Imagine giving an Italian dinner basket with a loaf of homemade French bread, fresh noodles, a pint of sauce and a bottle of wine as a gift for an Anniversary or birthday gift for a friend, or the look on your family's face when they take that first bite of real sauce.

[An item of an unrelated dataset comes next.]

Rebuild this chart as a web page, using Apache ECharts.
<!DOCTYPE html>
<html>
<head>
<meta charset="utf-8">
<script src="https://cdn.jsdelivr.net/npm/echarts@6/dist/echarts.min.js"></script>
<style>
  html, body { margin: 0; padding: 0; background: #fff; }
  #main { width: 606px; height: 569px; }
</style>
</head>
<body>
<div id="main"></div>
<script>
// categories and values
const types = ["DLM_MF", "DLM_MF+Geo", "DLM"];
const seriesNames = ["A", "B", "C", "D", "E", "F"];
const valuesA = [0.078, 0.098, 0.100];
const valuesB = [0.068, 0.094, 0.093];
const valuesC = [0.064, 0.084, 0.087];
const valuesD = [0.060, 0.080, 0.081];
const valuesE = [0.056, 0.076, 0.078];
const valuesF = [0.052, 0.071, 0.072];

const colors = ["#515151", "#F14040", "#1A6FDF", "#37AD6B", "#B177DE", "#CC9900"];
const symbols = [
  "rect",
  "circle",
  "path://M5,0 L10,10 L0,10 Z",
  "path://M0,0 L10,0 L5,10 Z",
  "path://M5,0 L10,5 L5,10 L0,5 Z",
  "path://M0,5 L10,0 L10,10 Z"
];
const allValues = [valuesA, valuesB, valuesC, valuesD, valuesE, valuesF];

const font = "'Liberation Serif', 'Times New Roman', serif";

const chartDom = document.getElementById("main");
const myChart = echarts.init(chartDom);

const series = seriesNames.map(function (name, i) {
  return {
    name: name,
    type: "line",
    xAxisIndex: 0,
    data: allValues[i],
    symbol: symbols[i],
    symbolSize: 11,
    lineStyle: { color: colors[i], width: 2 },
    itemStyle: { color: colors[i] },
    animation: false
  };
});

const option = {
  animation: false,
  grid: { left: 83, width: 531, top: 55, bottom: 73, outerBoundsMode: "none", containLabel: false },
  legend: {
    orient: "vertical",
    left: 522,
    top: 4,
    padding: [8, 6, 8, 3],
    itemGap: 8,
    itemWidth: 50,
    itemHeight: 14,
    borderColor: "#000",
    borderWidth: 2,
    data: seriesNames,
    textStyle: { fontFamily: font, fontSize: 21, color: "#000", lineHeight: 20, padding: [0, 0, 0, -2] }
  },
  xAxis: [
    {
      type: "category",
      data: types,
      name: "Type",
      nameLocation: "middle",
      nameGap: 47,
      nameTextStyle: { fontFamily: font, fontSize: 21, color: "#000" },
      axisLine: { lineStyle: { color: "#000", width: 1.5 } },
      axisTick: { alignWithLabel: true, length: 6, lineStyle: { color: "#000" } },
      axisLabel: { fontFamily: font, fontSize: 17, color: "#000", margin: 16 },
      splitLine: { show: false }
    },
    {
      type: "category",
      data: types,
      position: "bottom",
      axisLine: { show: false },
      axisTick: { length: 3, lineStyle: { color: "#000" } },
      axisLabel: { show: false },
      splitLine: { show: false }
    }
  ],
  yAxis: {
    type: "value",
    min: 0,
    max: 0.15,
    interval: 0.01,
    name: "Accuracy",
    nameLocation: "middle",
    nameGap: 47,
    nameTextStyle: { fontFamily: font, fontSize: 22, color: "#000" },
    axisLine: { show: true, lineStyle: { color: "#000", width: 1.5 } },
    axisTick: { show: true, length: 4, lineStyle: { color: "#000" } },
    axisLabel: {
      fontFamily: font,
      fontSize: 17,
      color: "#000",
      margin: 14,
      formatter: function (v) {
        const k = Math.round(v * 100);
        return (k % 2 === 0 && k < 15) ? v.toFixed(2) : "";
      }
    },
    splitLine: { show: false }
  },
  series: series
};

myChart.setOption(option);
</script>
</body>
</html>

I haven't bought commercial spaghetti sauce in over 3 years an you won't either once you try your hand at making your own.
From my home to yours,
the Modern Housewife
- 20 lbs tomatoes, use a combination of meat and juicing tomatoes
- 6 medium onions, diced
- 1 head garlic, pressed
- 5 TBSP olive oil
- 5 TBSP salt
- 1/2 Cup sugar
- 1 bunch each Oregano, parsley, and Basil, chopped
- 1 Cup Lemon Juice
- 4 Cups Shredded Zucchini, (Optional)
- 4 Cups Diced red bell pepper, (Optional)

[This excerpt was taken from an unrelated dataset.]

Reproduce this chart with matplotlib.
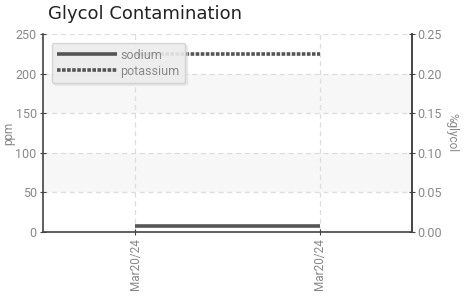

- Blanch tomatoes in small batches for 2 minutes, or until skin spits easily when pierced with a knife, and immerse in ice water. Core and peel tomatoes and set in extra large stock pot set over medium heat. Stir tomatoes often. Meanwhile, continue blanching, coring and peeling the rest of the tomatoes. Tip: Squeeze first several tomatoes to release their juices so that tomatoes will not burn. You may halve or quarter tomatoes to speed up cooking time, but this is unnecessary.
- Once all tomatoes are in the stock pot, add onion, (optional bell pepper or zucchini), garlic, salt and sugar. Continue cooking over medium-high heat, stirring frequently and crushing tomatoes with the wooden spoon, for 15-20 minutes. Tip: For smoother texture, puree mixture using a handheld blender after 15-20 minutes. Otherwise, just crush well.

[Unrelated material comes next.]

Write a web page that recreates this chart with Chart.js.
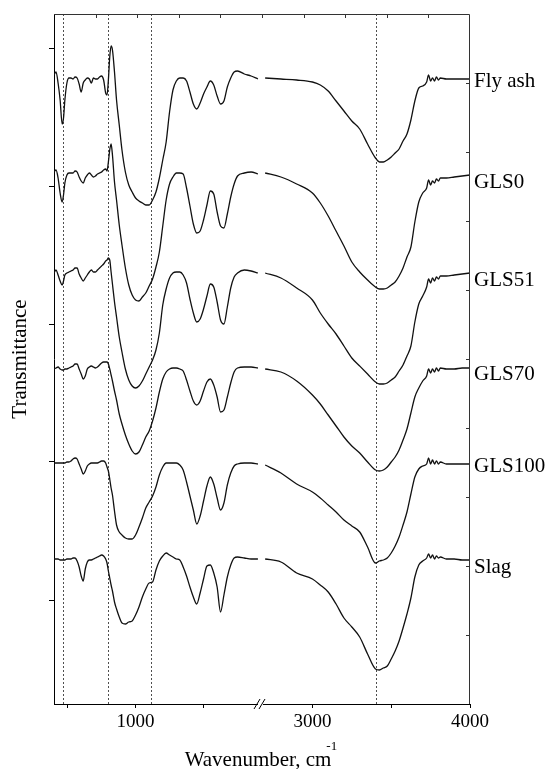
<!DOCTYPE html>
<html>
<head>
<meta charset="utf-8">
<title>FTIR spectra</title>
<script src="https://cdn.jsdelivr.net/npm/chart.js@4.4.0/dist/chart.umd.min.js"></script>
<style>
  html, body { margin: 0; padding: 0; background: #fff; }
  #chart { display: block; }
</style>
</head>
<body>
<canvas id="chart" width="550" height="769"></canvas>
<script>
// Wavenumbers (cm-1) of the sampled points, low range and high range of the broken axis
const waveLow = [400, 415, 430, 445, 460, 470, 480, 495, 510, 525, 540, 555, 570, 585, 600, 615, 630, 645,
    660, 675, 690, 705, 720, 735, 750, 765, 780, 790, 800, 810, 820, 830, 845, 860, 880, 900,
    925, 950, 975, 1000, 1025, 1050, 1075, 1100, 1125, 1150, 1175, 1200, 1225, 1250, 1275, 1300,
    1325, 1350, 1375, 1400, 1425, 1450, 1475, 1500, 1525, 1550, 1575, 1600, 1625, 1650, 1675, 1700,
    1725, 1750, 1800, 1850, 1900];
const waveHigh = [2700, 2800, 2900, 3000, 3050, 3100, 3150, 3200, 3250, 3300, 3350, 3400, 3425, 3450,
    3475, 3500, 3525, 3550, 3575, 3600, 3625, 3650, 3675, 3700,
    3725, 3737, 3750, 3762, 3775, 3787, 3800, 3812, 3850, 3900, 3950, 4000];

const seriesNames = ['Fly ash', 'GLS0', 'GLS51', 'GLS70', 'GLS100', 'Slag'];

// Transmittance (a.u., curves already offset as plotted)
const flyAshLow = [62.9, 63.2, 62.1, 60.4, 58.0, 58.6, 60.4, 62.1, 62.6, 62.6, 62.5, 62.7, 62.6, 62.0, 61.2, 62.1, 62.4, 62.6,
    62.5, 62.1, 62.6, 62.5, 62.5, 62.7, 62.8, 62.4, 61.1, 60.9, 62.4, 64.7, 65.8, 65.4, 63.2, 60.4, 57.9, 55.4,
    53.2, 51.9, 51.2, 50.6, 50.3, 50.1, 49.9, 49.9, 50.4, 51.2, 52.6, 54.4, 56.2, 59.2, 61.4, 62.3,
    62.6, 62.6, 62.3, 61.2, 60.0, 59.5, 60.1, 61.0, 61.7, 62.3, 61.9, 60.8, 60.0, 60.3, 61.7, 62.6,
    63.2, 63.3, 63.0, 62.8, 62.5];
const flyAshHigh = [62.6, 62.5, 62.4, 62.2, 61.9, 61.3, 60.3, 59.3, 58.3, 57.5, 56.0, 54.6, 54.2, 54.2,
    54.4, 54.7, 55.1, 55.5, 56.3, 57.0, 58.4, 60.3, 61.6, 61.8,
    62.2, 62.9, 62.3, 62.6, 62.3, 62.7, 62.4, 62.6, 62.5, 62.5, 62.5, 62.5];

const gls0Low = [53.2, 53.4, 52.6, 51.1, 50.2, 50.9, 52.1, 52.9, 53.1, 53.1, 53.1, 53.3, 53.2, 52.7, 52.3, 52.1, 52.6, 52.9,
    53.1, 52.9, 52.7, 52.8, 53.0, 53.1, 53.2, 53.4, 53.5, 53.3, 54.2, 55.4, 56.0, 54.9, 52.2, 50.4, 47.9, 45.9,
    43.6, 41.9, 40.9, 40.4, 40.3, 40.7, 41.1, 41.8, 42.5, 43.7, 45.2, 47.8, 50.4, 52.0, 52.7, 53.1,
    53.1, 53.0, 51.6, 49.8, 48.0, 47.1, 47.3, 48.4, 49.9, 51.3, 51.0, 49.2, 47.8, 47.6, 49.0, 50.7,
    52.0, 52.8, 53.1, 53.2, 53.0];
const gls0High = [53.1, 52.7, 52.0, 51.1, 50.1, 48.8, 47.3, 45.8, 44.2, 43.2, 42.4, 41.7, 41.5, 41.5,
    41.6, 41.9, 42.2, 42.8, 43.6, 44.7, 45.7, 48.2, 50.2, 51.1,
    51.6, 52.4, 51.9, 52.3, 52.1, 52.5, 52.3, 52.6, 52.6, 52.7, 52.8, 52.9];

const gls51Low = [43.1, 43.4, 42.9, 42.3, 41.9, 42.3, 42.9, 43.1, 43.2, 43.3, 43.4, 43.6, 43.6, 43.0, 42.6, 42.3, 42.6, 42.9,
    43.2, 43.4, 43.2, 43.2, 43.4, 43.6, 43.8, 44.0, 44.3, 44.4, 44.6, 44.4, 43.2, 42.0, 40.2, 38.7, 36.7, 35.2,
    33.5, 32.4, 31.8, 31.6, 31.8, 32.3, 33.0, 33.7, 34.4, 35.4, 37.1, 39.9, 41.5, 42.6, 43.1, 43.2,
    43.2, 42.9, 42.1, 40.5, 39.1, 38.2, 38.5, 39.5, 40.8, 42.0, 41.7, 40.2, 38.4, 38.0, 39.7, 41.6,
    42.7, 43.1, 43.4, 43.3, 43.1];
const gls51High = [43.1, 42.6, 41.6, 40.4, 39.1, 38.0, 37.0, 35.8, 34.6, 33.8, 33.0, 32.2, 32.0, 32.0,
    32.1, 32.4, 32.7, 33.3, 33.9, 34.8, 35.8, 38.2, 40.0, 40.8,
    41.7, 42.5, 42.1, 42.6, 42.3, 42.7, 42.5, 42.8, 42.8, 42.9, 43.0, 43.1];

const gls70Low = [33.5, 33.6, 33.7, 33.5, 33.4, 33.4, 33.5, 33.5, 33.6, 33.7, 33.8, 34.0, 34.0, 33.5, 33.0, 32.5, 32.8, 33.5,
    33.7, 33.8, 33.7, 33.6, 33.7, 33.9, 34.1, 34.2, 34.2, 34.2, 34.0, 33.5, 32.9, 32.3, 31.3, 30.4, 29.0, 28.0,
    26.9, 26.0, 25.3, 25.0, 25.2, 25.9, 26.7, 27.3, 28.3, 29.6, 31.2, 32.5, 33.2, 33.5, 33.6, 33.6,
    33.5, 33.3, 32.4, 31.3, 30.3, 29.9, 30.3, 31.3, 32.2, 32.5, 31.9, 30.7, 29.2, 29.4, 30.7, 32.1,
    33.2, 33.6, 33.7, 33.7, 33.6];
const gls70High = [33.5, 33.2, 32.3, 30.9, 30.0, 28.9, 27.8, 26.7, 25.8, 25.1, 24.2, 23.4, 23.3, 23.4,
    23.7, 24.2, 24.7, 25.4, 26.4, 27.5, 29.1, 30.7, 31.6, 32.3,
    32.8, 33.5, 33.1, 33.5, 33.2, 33.6, 33.3, 33.6, 33.5, 33.5, 33.6, 33.6];

const gls100Low = [24.1, 24.1, 24.1, 24.1, 24.1, 24.1, 24.1, 24.2, 24.2, 24.3, 24.5, 24.6, 24.5, 24.0, 23.5, 23.0, 23.3, 23.8,
    24.0, 24.1, 24.1, 24.1, 24.1, 24.2, 24.3, 24.3, 24.1, 23.7, 23.3, 22.5, 21.6, 20.9, 19.3, 17.9, 17.2, 16.9,
    16.6, 16.5, 16.5, 16.9, 17.7, 18.6, 19.6, 20.2, 20.8, 21.7, 22.9, 23.7, 24.1, 24.1, 24.1, 24.1,
    23.9, 23.4, 22.2, 20.8, 19.4, 18.0, 18.8, 20.3, 21.8, 22.7, 22.0, 20.6, 19.4, 20.1, 21.9, 23.1,
    23.8, 24.0, 24.1, 24.1, 24.0];
const gls100High = [23.9, 23.1, 22.0, 21.2, 20.6, 19.9, 19.2, 18.4, 17.8, 17.2, 15.7, 14.1, 14.3, 14.4,
    14.6, 15.1, 15.8, 16.7, 17.9, 19.2, 21.0, 22.7, 23.5, 23.8,
    24.0, 24.6, 24.0, 24.4, 24.0, 24.3, 24.0, 24.2, 24.0, 24.0, 24.0, 24.0];

const slagLow = [14.5, 14.5, 14.5, 14.4, 14.4, 14.4, 14.4, 14.5, 14.5, 14.5, 14.6, 14.6, 14.3, 13.7, 12.8, 12.3, 13.5, 14.2,
    14.4, 14.4, 14.5, 14.6, 14.7, 14.8, 14.9, 14.8, 14.5, 14.1, 13.3, 12.6, 11.9, 11.3, 10.2, 9.5, 8.7, 8.1,
    8.0, 8.2, 8.3, 8.9, 9.7, 10.7, 11.5, 12.1, 12.2, 13.4, 14.3, 14.8, 15.1, 14.9, 14.7, 14.5,
    14.4, 13.7, 12.8, 11.7, 10.7, 10.0, 11.1, 12.5, 13.8, 13.9, 13.1, 11.7, 9.2, 10.9, 12.7, 13.9,
    14.6, 14.7, 14.6, 14.5, 14.5];
const slagHigh = [14.5, 14.2, 13.1, 12.5, 11.9, 11.2, 10.0, 8.6, 7.7, 6.7, 5.0, 3.5, 3.4, 3.6,
    3.8, 4.5, 5.3, 6.3, 7.6, 9.0, 10.6, 12.7, 13.9, 14.3,
    14.6, 15.0, 14.6, 14.9, 14.5, 14.8, 14.6, 14.7, 14.5, 14.5, 14.4, 14.4];

// Dashed reference lines (cm-1)
const markers = [465, 795, 1110, 3405];

// Axis ticks
const xTickValues = [500, 1000, 1500, 3000, 3500, 4000];
const xTickLabels = ['', '1000', '', '3000', '', '4000'];
const yTickValues = [10.4, 24.2, 38.0, 51.8, 65.6];
const Y_MAX = 69;
const Y_MINOR = 6.9;

// Broken axis: both ranges share half of the width each
const LOW_MIN = 400, LOW_MAX = 1930, HIGH_MIN = 2680, HIGH_MAX = 4000;

function axisPos(w) {
    if (w <= LOW_MAX) return 0.5 * (w - LOW_MIN) / (LOW_MAX - LOW_MIN);
    return 0.5 + 0.5 * (w - HIGH_MIN) / (HIGH_MAX - HIGH_MIN);
}

function buildPoints(low, high) {
    const pts = waveLow.map((w, i) => ({ x: axisPos(w), y: low[i] }));
    pts.push({ x: 0.5, y: null }); // gap at the axis break
    waveHigh.forEach((w, i) => pts.push({ x: axisPos(w), y: high[i] }));
    return pts;
}

const seriesData = [
    buildPoints(flyAshLow, flyAshHigh),
    buildPoints(gls0Low, gls0High),
    buildPoints(gls51Low, gls51High),
    buildPoints(gls70Low, gls70High),
    buildPoints(gls100Low, gls100High),
    buildPoints(slagLow, slagHigh)
];

const SERIF = "'Liberation Serif', 'Times New Roman', serif";
const labelNudge = [2, 7, 7, 6, 2, 7];

/**
 * Frame, inward ticks, dashed markers, axis break, curve labels
 */
const decorations = {
    id: 'decorations',
    beforeDatasetsDraw(chart) {
        const { ctx, chartArea: a, scales: { x } } = chart;
        ctx.save();
        ctx.strokeStyle = '#222';
        ctx.lineWidth = 0.8;
        ctx.setLineDash([2, 2]);
        markers.forEach(w => {
            const px = Math.round(x.getPixelForValue(axisPos(w))) + 0.5;
            ctx.beginPath();
            ctx.moveTo(px, a.top);
            ctx.lineTo(px, a.bottom);
            ctx.stroke();
        });
        ctx.restore();
    },
    afterDraw(chart) {
        const { ctx, chartArea: a, scales: { x, y } } = chart;
        ctx.save();

        // top and right frame
        ctx.strokeStyle = '#333';
        ctx.lineWidth = 1;
        ctx.beginPath();
        ctx.moveTo(a.left, a.top + 0.5);
        ctx.lineTo(a.right - 0.5, a.top + 0.5);
        ctx.lineTo(a.right - 0.5, a.bottom);
        ctx.stroke();

        // inward minor ticks on top and right
        ctx.beginPath();
        for (let k = 1; k < 10; k++) {
            const px = Math.round(x.getPixelForValue(k / 10)) + 0.5;
            ctx.moveTo(px, a.top);
            ctx.lineTo(px, a.top + 4);
        }
        for (let v = Y_MINOR; v < Y_MAX - 0.1; v += Y_MINOR) {
            const py = Math.round(y.getPixelForValue(v)) + 0.5;
            ctx.moveTo(a.right, py);
            ctx.lineTo(a.right - 4, py);
        }
        ctx.stroke();

        // axis break mark
        const bx = x.getPixelForValue(0.5) - 1;
        const by = a.bottom;
        ctx.fillStyle = '#fff';
        ctx.fillRect(bx - 3, by - 2, 5, 4);
        ctx.strokeStyle = '#000';
        ctx.beginPath();
        ctx.moveTo(bx - 7, by + 5);
        ctx.lineTo(bx - 1, by - 5);
        ctx.moveTo(bx - 2, by + 5);
        ctx.lineTo(bx + 4, by - 5);
        ctx.stroke();

        // curve labels
        ctx.fillStyle = '#000';
        ctx.font = '21px ' + SERIF;
        ctx.textAlign = 'left';
        ctx.textBaseline = 'middle';
        chart.data.datasets.forEach((ds, i) => {
            const meta = chart.getDatasetMeta(i);
            const last = meta.data[meta.data.length - 1];
            ctx.fillText(ds.label, a.right + 4, last.y + labelNudge[i]);
        });

        // x axis title with superscript
        const title = 'Wavenumber, cm';
        ctx.font = '21px ' + SERIF;
        ctx.textBaseline = 'alphabetic';
        const tw = ctx.measureText(title).width;
        const tx = (a.left + a.right) / 2 - tw / 2 - 4;
        ctx.fillText(title, tx, 766);
        ctx.font = '13px ' + SERIF;
        ctx.fillText('-1', tx + tw - 5, 750);

        ctx.restore();
    }
};

Chart.defaults.font.family = SERIF;
Chart.defaults.color = '#000';

new Chart(document.getElementById('chart'), {
    type: 'line',
    data: {
        datasets: seriesNames.map((name, i) => ({
            label: name,
            data: seriesData[i],
            borderColor: '#111',
            borderWidth: 1.3,
            pointRadius: 0,
            cubicInterpolationMode: 'monotone',
            fill: false
        }))
    },
    options: {
        responsive: false,
        animation: false,
        devicePixelRatio: 1,
        layout: { padding: { top: 14, right: 80, left: 0, bottom: 0 } },
        plugins: {
            legend: { display: false },
            tooltip: { enabled: false }
        },
        scales: {
            x: {
                type: 'linear',
                min: 0,
                max: 1,
                afterBuildTicks: s => { s.ticks = xTickValues.map(w => ({ value: axisPos(w) })); },
                afterFit: s => { s.height = 65; },
                ticks: {
                    autoSkip: false,
                    maxRotation: 0,
                    padding: 3,
                    font: { size: 19 },
                    callback: (v, i) => xTickLabels[i]
                },
                grid: { drawOnChartArea: false, drawTicks: true, tickLength: 4, color: '#000' },
                border: { display: true, color: '#000', width: 1 }
            },
            y: {
                min: 0,
                max: Y_MAX,
                afterBuildTicks: s => { s.ticks = yTickValues.map(v => ({ value: v })); },
                afterFit: s => { s.width = 54; },
                ticks: { callback: () => '' },
                grid: { drawOnChartArea: false, drawTicks: true, tickLength: 5, color: '#000' },
                border: { display: true, color: '#000', width: 1 },
                title: {
                    display: true,
                    text: 'Transmittance',
                    font: { size: 21 },
                    padding: { top: 8, bottom: 0 }
                }
            }
        }
    },
    plugins: [decorations]
});
</script>
</body>
</html>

- Add lemon juice, oregano, parsley, and basil and cook 15 minutes longer. Strain out and reserve juice until sauce reaches desired consistency. Tip: Reserved juice make delicious tomato soup. Pour juice into pint jars or freeze to preserve.
- Pour sauce into quart ball jars and process for 30 minutes in a water bath canner. Label jars and store for up to 1 year.
More About Home Canning
- Beginner's guide to Home Canning
Canning food is fun, frugal and very satisfying, but it can also be intimidating when you are first learning. Read on to learn all about home canning.
- History of Home Canning
From Ceramic crocks to Ball jars and disposable lids, home canning has come a long way from its humble beginnings. If you are interested in home canning, read this brief history lesson about your new-found hobby.
To Make Tomato Soup from Juice
Pour 1 pint tomato juice in 2 quart saucepan and heat to boiling. Sprinkle a dash of baking soda over juice. Wisk together 2 TBSP corn starch and 1 cup milk. Boil 1 minute, stirring constantly.
To Use Sauce
Brown 1 pound ground sausage or hamburger while noodles are cooking. Drain fat off and add sauce. Reserve 1 cup water from noodles before straining. mix water into sauce. Heat to boiling. reduce heat to simmer and simmer 5 minutes. Toss with noodles.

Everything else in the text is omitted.